Yaarach Bar-On

Yaarach Bar-On

Yaarach Bar-On is a president of the Oranim Academic College of Education. Located in the north of Israel, on the “gate” of multicultural region of Galilee, this exceptional college educating teachers for the whole country has student of different origin and identity, including Jews, Arabs, Druze, Ethiopians. As a president, together with the faculty, she is implementing a very innovative program focused on inter-cultural competence with a challenge to help to build a pluralistic modern society.

She holds a doctorate in history from Tel Aviv University and she was formerly a fellow at the Mandel School of Educational Leadership (1997-1999). In 1999-2000 she headed the Education Ministry department that oversaw implementation of the Shenhar- Kremnitzer reports, which dealt with Pluralism in Judaism and Civics+Peace education. For a decade 2003-2012 she served as deputy-president for academic affairs at the Bezalel Academy of Arts and Design in Jerusalem. She is a member of the board of the National Library of Israel.
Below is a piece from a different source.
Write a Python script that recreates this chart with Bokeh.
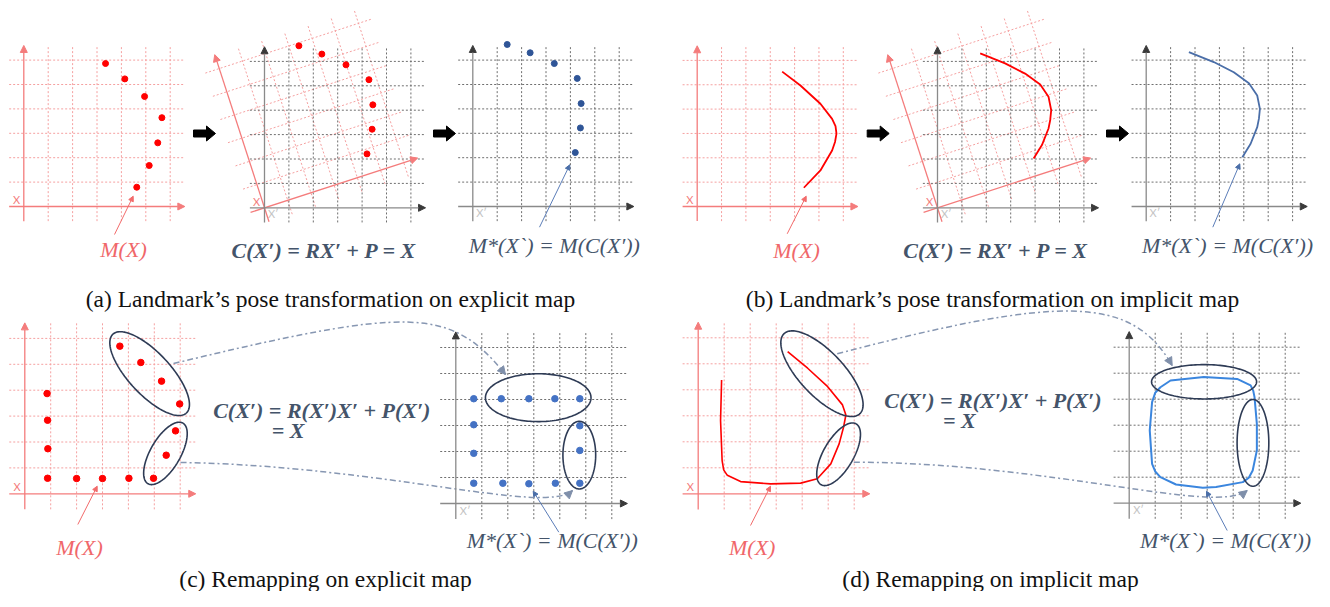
import numpy as np
from bokeh.plotting import figure
from bokeh.models import Range1d, Arrow, NormalHead
from bokeh.core.properties import value
from bokeh.embed import file_html
from bokeh.resources import INLINE

# ---------------- data (grid-cell units inside each panel) ----------------
# (a) explicit landmarks in the map frame X and in the new frame X'
a_map_x = [3.35, 4.14, 4.95, 5.66, 5.49, 5.14, 4.63]
a_map_y = [5.86, 5.23, 4.51, 3.64, 2.61, 1.68, 0.79]
a_new_x = [1.41, 2.35, 3.34, 4.28, 4.44, 4.41, 4.20]
a_new_y = [6.64, 6.30, 5.86, 5.25, 4.22, 3.22, 2.21]

# (b) implicit landmark (curve) in X and in X'
b_map_x = [3.49, 4.24, 5.06, 5.54, 5.68, 5.72, 5.66, 5.54, 5.06, 4.38]
b_map_y = [5.54, 4.97, 4.22, 3.60, 3.30, 2.99, 2.65, 2.30, 1.48, 0.77]
b_new_x = [1.75, 2.77, 3.59, 4.21, 4.55, 4.66, 4.62, 4.55, 4.28, 3.94]
b_new_y = [6.33, 5.92, 5.50, 5.05, 4.55, 4.00, 3.60, 3.25, 2.57, 2.02]

# (c) explicit map before / after remapping
c_map_x = [3.67, 4.48, 5.28, 5.98, 5.82, 5.46, 4.97, 4.02, 3.00, 2.00, 0.88, 0.89, 0.88, 0.86]
c_map_y = [5.70, 5.07, 4.35, 3.47, 2.43, 1.49, 0.60, 0.60, 0.59, 0.59, 0.60, 1.74, 2.84, 3.87]
c_new_x = [0.69, 1.75, 2.81, 3.81, 4.77, 0.69, 0.69, 0.69, 1.81, 2.81, 3.83, 4.77, 4.77, 4.77]
c_new_y = [4.03, 4.03, 4.03, 4.03, 4.03, 3.03, 1.93, 0.78, 0.78, 0.76, 0.78, 0.78, 2.04, 2.99]

# (d) implicit map before / after remapping
d_map_x = [0.90, 0.86, 0.92, 0.98, 1.12, 1.63, 2.78, 3.94, 4.58, 5.10, 5.42, 5.59, 5.68, 5.55, 4.98, 4.21, 3.44]
d_map_y = [4.38, 2.82, 1.28, 0.92, 0.71, 0.47, 0.38, 0.41, 0.58, 1.15, 1.92, 2.56, 3.03, 3.42, 4.12, 4.83, 5.47]
d_new_x = [1.20, 1.59, 2.87, 4.15, 4.67, 4.77, 4.82, 4.91, 4.91, 4.75, 4.60, 4.37, 3.34, 2.83,
           1.80, 1.20, 1.00, 0.88, 0.79, 0.88, 1.00, 1.20]
d_new_y = [4.46, 4.72, 4.85, 4.78, 4.53, 4.33, 4.08, 3.05, 2.03, 1.26, 0.98, 0.81, 0.62, 0.59,
           0.72, 1.00, 1.22, 1.51, 2.80, 3.89, 4.25, 4.46]

# highlighted groups (panel, centre x, centre y, semi-major, semi-minor, angle deg)
ellipses = [
    ("c1", 4.82, 4.64, 2.08, 0.81, -47), ("c1", 5.43, 1.56, 1.35, 0.58, 60),
    ("c2", 3.17, 4.07, 2.03, 0.92, 0), ("c2", 4.75, 1.86, 1.30, 0.63, 90),
    ("d1", 4.76, 4.62, 2.12, 0.85, -46.6), ("d1", 5.40, 1.52, 1.35, 0.58, 60),
    ("d2", 2.88, 4.67, 2.02, 0.66, 0), ("d2", 4.76, 2.32, 1.67, 0.61, 90),
]

# texts
captions = ["(a) Landmark’s pose transformation on explicit map",
            "(b) Landmark’s pose transformation on implicit map",
            "(c) Remapping on explicit map",
            "(d) Remapping on implicit map"]
formula_rigid = "C(X′) = RX′ + P = X"
formula_nonrigid = ["C(X′) = R(X′)X′ + P(X′)", "= X"]
label_map = "M(X)"
label_new = "M*(X`) = M(C(X′))"

# ---------------- layout (picture pixels) ----------------
PANELS = {
    "a1": (23.3, 206.0, 24.4), "a2": (264.0, 207.3, 24.4), "a3": (472.3, 206.0, 24.4),
    "b1": (696.7, 206.0, 24.35), "b2": (937.0, 207.3, 24.4), "b3": (1145.7, 206.0, 24.4),
    "c1": (24.3, 493.3, 25.9), "c2": (455.3, 503.0, 26.0),
    "d1": (697.7, 493.3, 26.0), "d2": (1128.7, 502.7, 26.0),
}
ROT = 18.0

RED_GRID = "#F5A0A0"
RED_AXIS = "#F47C7C"
RED_PT = "#FF0000"
GRAY_GRID = "#6F6F6F"
GRAY_AXIS = "#8A8A8A"
DARK_HEAD = "#3A3A3A"
BLUE_A = "#2F5597"
BLUE_C = "#4472C4"
BLUE_B = "#4A6EA8"
BLUE_D = "#3B86DE"
ELL = "#2E3B55"
CONN = "#8797B2"
SLATE = "#44546A"
LBL_RED = "#F0676A"
SERIF = value("Liberation Serif")

p = figure(width=1314, height=591, x_range=Range1d(0, 1314), y_range=Range1d(591, 0),
           output_backend="svg", toolbar_location=None, min_border=0,
           x_axis_location=None, y_axis_location=None)
p.grid.grid_line_color = None
p.outline_line_color = None
p.background_fill_color = "white"
p.border_fill_color = "white"


def P(panel, cx, cy, rot=0.0):
    ox, oy, s = PANELS[panel]
    cx = np.asarray(cx, float)
    cy = np.asarray(cy, float)
    if rot:
        t = np.radians(rot)
        cx, cy = cx * np.cos(t) - cy * np.sin(t), cx * np.sin(t) + cy * np.cos(t)
    return ox + cx * s, oy - cy * s


def grid(panel, color, rot=0.0):
    xs, ys = [], []
    for k in range(1, 7):
        x, y = P(panel, [k, k], [-0.6, 6.6], rot)
        xs.append(list(x)); ys.append(list(y))
        x, y = P(panel, [-0.6, 6.6], [k, k], rot)
        xs.append(list(x)); ys.append(list(y))
    p.multi_line(xs, ys, line_color=color, line_dash="2 2", line_width=1)


def arrow(x0, y0, x1, y1, color, head_color, lw=1.2, size=7, alpha=1.0):
    p.add_layout(Arrow(x_start=float(x0), y_start=float(y0), x_end=float(x1), y_end=float(y1),
                       line_color=color, line_width=lw, line_alpha=alpha,
                       end=NormalHead(size=size, fill_color=head_color, line_color=head_color)))


def axes(panel, color, head, rot=0.0):
    x, y = P(panel, [-0.6, 6.6], [0, 0], rot)
    arrow(x[0], y[0], x[1], y[1], color, head, lw=1.3)
    x, y = P(panel, [0, 0], [-0.6, 6.6], rot)
    arrow(x[0], y[0], x[1], y[1], color, head, lw=1.3)


def small_label(panel, cx, cy, txt, color):
    x, y = P(panel, [cx], [cy])
    p.text(x=list(x), y=list(y), text=[txt], text_color=color, text_font=value("Lato"),
           text_font_size="11px", text_align="center", text_baseline="middle")


# rotated (old-frame) grids in the middle panels
for pn in ("a2", "b2"):
    grid(pn, RED_GRID, ROT)

# straight grids
for pn in ("a1", "b1", "c1", "d1"):
    grid(pn, RED_GRID)
for pn in ("a2", "a3", "b2", "b3", "c2", "d2"):
    grid(pn, GRAY_GRID)

# axes
for pn in ("a1", "b1", "c1", "d1"):
    axes(pn, RED_AXIS, RED_AXIS)
    small_label(pn, -0.3, 0.3, "X", RED_AXIS)
for pn in ("a2", "b2"):
    axes(pn, RED_AXIS, RED_AXIS, ROT)
    small_label(pn, -0.33, 0.24, "X", RED_AXIS)
for pn in ("a2", "a3", "b2", "b3", "c2", "d2"):
    axes(pn, GRAY_AXIS, DARK_HEAD)
    small_label(pn, 0.36, -0.25, "X′", "#C4C4C4")

# landmarks
x, y = P("a1", a_map_x, a_map_y); p.scatter(x, y, size=6, color=RED_PT)
x, y = P("a2", a_new_x, a_new_y); p.scatter(x, y, size=6, color=RED_PT)
x, y = P("a3", a_new_x, a_new_y); p.scatter(x, y, size=6, color=BLUE_A)

x, y = P("b1", b_map_x, b_map_y); p.line(x, y, line_color=RED_PT, line_width=1.8)
x, y = P("b2", b_new_x, b_new_y); p.line(x, y, line_color=RED_PT, line_width=1.8)
x, y = P("b3", b_new_x, b_new_y); p.line(x, y, line_color=BLUE_B, line_width=1.8)

x, y = P("c1", c_map_x, c_map_y); p.scatter(x, y, size=6.5, color=RED_PT)
x, y = P("c2", c_new_x, c_new_y); p.scatter(x, y, size=6.5, color=BLUE_C)

x, y = P("d1", d_map_x, d_map_y); p.line(x, y, line_color=RED_PT, line_width=1.6)
x, y = P("d2", d_new_x, d_new_y); p.line(x, y, line_color=BLUE_D, line_width=2)

# ellipses
t = np.linspace(0, 2 * np.pi, 160)
exs, eys = [], []
for pn, cx, cy, a, b, ang in ellipses:
    th = np.radians(ang)
    ex = cx + a * np.cos(t) * np.cos(th) - b * np.sin(t) * np.sin(th)
    ey = cy + a * np.cos(t) * np.sin(th) + b * np.sin(t) * np.cos(th)
    X, Y = P(pn, ex, ey)
    exs.append(list(X)); eys.append(list(Y))
p.multi_line(exs, eys, line_color=ELL, line_width=1.6)

# dash-dot connectors (picture pixels): x0, y0, cx0, cy0, cx1, cy1, x1, y1
connectors = [
    (173.0, 363.0, 410.0, 306.0, 450.0, 306.0, 505.0, 374.0),
    (180.0, 462.0, 380.0, 465.0, 545.0, 515.0, 572.0, 490.0),
    (836.7, 353.3, 1061.0, 294.5, 1131.0, 294.5, 1171.7, 365.0),
    (853.3, 461.7, 1050.0, 462.0, 1215.0, 515.0, 1246.7, 490.0),
]
for x0, y0, cx0, cy0, cx1, cy1, x1, y1 in connectors:
    p.bezier(x0=[x0], y0=[y0], cx0=[cx0], cy0=[cy0], cx1=[cx1], cy1=[cy1], x1=[x1], y1=[y1],
             line_color=CONN, line_width=1.5, line_dash="6 3 2 3")
    d = np.hypot(x1 - cx1, y1 - cy1)
    ux, uy = (x1 - cx1) / d, (y1 - cy1) / d
    arrow(x1 - 4 * ux, y1 - 4 * uy, x1, y1, CONN, "#7F8FAA", lw=1, size=8, alpha=0.0)

# thin annotation arrows (start, tip)
ann_red = [(114.0, 234.0, 132.7, 195.7), (786.7, 233.3, 805.7, 195.7),
           (77.3, 524.0, 96.7, 485.7), (750.0, 525.0, 770.0, 485.7)]
ann_blue = [(539.0, 226.7, 569.3, 164.3), (1212.3, 226.7, 1239.3, 163.3),
            (558.3, 531.7, 532.7, 490.7), (1226.7, 530.0, 1206.0, 490.7)]
for a0, b0, a1, b1 in ann_red:
    arrow(a0, b0, a1, b1, "#F26B6B", "#F26B6B", lw=1, size=5)
for a0, b0, a1, b1 in ann_blue:
    arrow(a0, b0, a1, b1, "#5B7DB8", "#4A6EA8", lw=1, size=5)

# block arrows between stages
block_x = [193.0, 433.0, 866.7, 1106.0]
block_y = 133.0
bxs, bys = [], []
for bx in block_x:
    e = bx + 22
    bxs.append([bx, e - 9, e - 9, e, e - 9, e - 9, bx])
    bys.append([block_y - 3.5, block_y - 3.5, block_y - 7.5, block_y,
                block_y + 7.5, block_y + 3.5, block_y + 3.5])
p.patches(bxs, bys, fill_color="black", line_color="black")

# text labels
def txt(xs, ys, texts, color, size, style="normal", font=SERIF):
    p.text(x=xs, y=ys, text=texts, text_color=color, text_font=font, text_font_size=size,
           text_font_style=style, text_align="center", text_baseline="middle")

txt([323.3, 995.0], [250.0, 250.0], [formula_rigid, formula_rigid], SLATE, "22px", "bold italic")
txt([321.3, 992.5], [410.0, 400.0], [formula_nonrigid[0]] * 2, SLATE, "22px", "bold italic")
txt([287.5, 958.8], [430.0, 420.0], [formula_nonrigid[1]] * 2, SLATE, "22px", "bold italic")
txt([123.0, 796.0, 79.0, 751.7], [249.0, 250.0, 546.7, 546.7], [label_map] * 4, LBL_RED, "22px", "italic")
txt([553.8, 1227.0, 551.7, 1225.0], [245.0, 245.0, 540.0, 540.0], [label_new] * 4, SLATE, "22px", "italic")
txt([330.0, 992.0, 325.0, 990.0], [298.0, 298.0, 578.0, 578.0], captions, "#111111", "23.5px")

open("out.html", "w").write(file_html(p, INLINE))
Bar-On is a social historian and has published three books on the lives of women (in Hebrew): Crowded Delivery Room: Gender and Public Opinion in Early Modern Gynecology (2000); Sunrise in the Mediterranean: An American Women in the Labor Battalions ( 2005); and A Jewish Witch in the Court of Louis XIII (2011).
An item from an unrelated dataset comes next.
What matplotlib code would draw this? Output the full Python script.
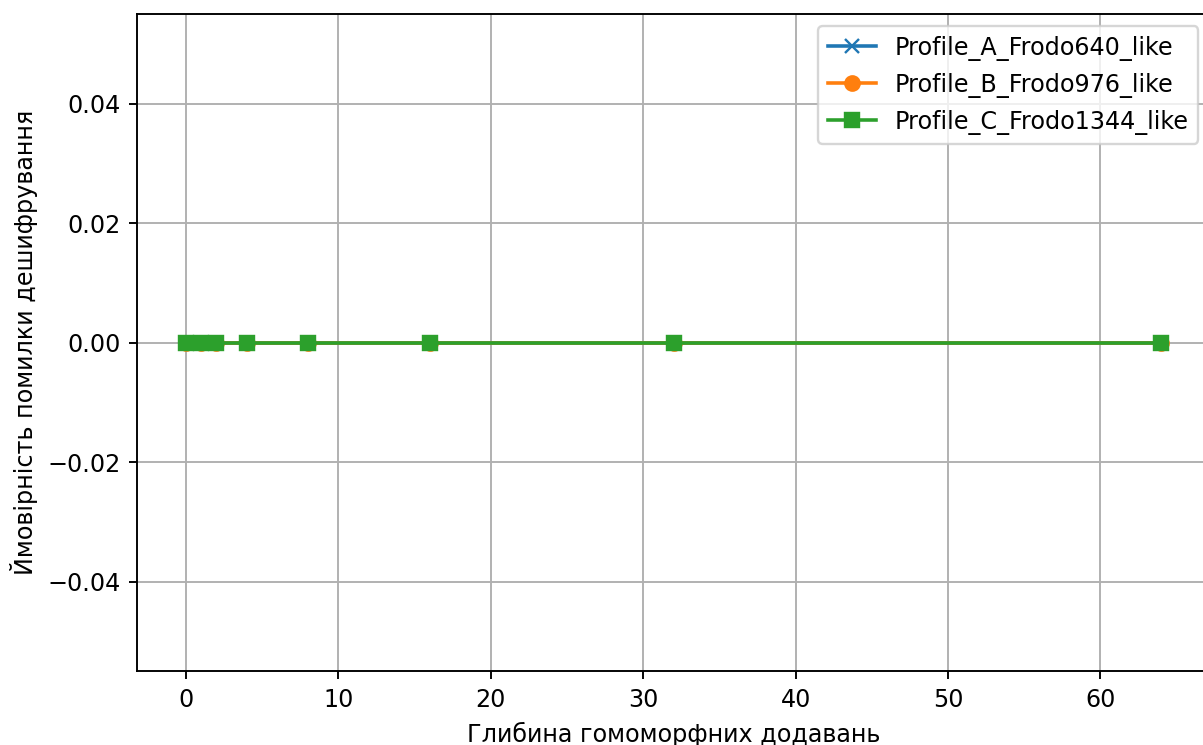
import matplotlib
matplotlib.use("Agg")
import matplotlib.pyplot as plt

depths = [0, 1, 2, 4, 8, 16, 32, 64]
err_a = [0, 0, 0, 0, 0, 0, 0, 0]
err_b = [0, 0, 0, 0, 0, 0, 0, 0]
err_c = [0, 0, 0, 0, 0, 0, 0, 0]

labels = ["Profile_A_Frodo640_like", "Profile_B_Frodo976_like", "Profile_C_Frodo1344_like"]

DPI = 1203 / 7.0
fig = plt.figure(figsize=(7.0, 745 / DPI), dpi=DPI)
# axes run slightly past the right edge of the canvas
ax = fig.add_axes([0.114, 0.099, 0.892, 0.882])

ax.plot(depths, err_a, marker="x", label=labels[0])
ax.plot(depths, err_b, marker="o", label=labels[1])
ax.plot(depths, err_c, marker="s", label=labels[2])

ax.set_xlabel("Глибина гомоморфних додавань")
ax.set_ylabel("Ймовірність помилки дешифрування")
ax.grid(True)
ax.legend(loc="upper right")

fig.savefig("out.png", dpi=DPI)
Dr. Moshe Shner, one of the Oranim College faculty member, in a text on Galilee as “multicultural laboratory” writes: Our challenge at Oranim College is to face the reality that each population has its own Galilee, mostly blind to the Galilee of the other populations. Neighboring populations live together and share the same infrastructure of roads, hospitals, malls and nature know very little about the other cultures. Teachers in our schools have no basic knowledge about the culture of the other and no training how to teach it; they can hardly support a serious multicultural dialogue. Part of it is due to the troubling fact that there is not even one full teachers training program in Israel which addresses this situation and gives teachers from each culture the professional knowledge and tools to teach his/her students the other cultures. We are all left with our stereotypes and mutual fears and mistrust, fueled by the sensitive security situation in our area. […]At the Galilee we do not have holy mountains or major sites of worship like in Jerusalem. We share markets, roads, hospitals, businesses and natural resources and we can learn how to make all of it part of a flourishing integrated enlightened modern society.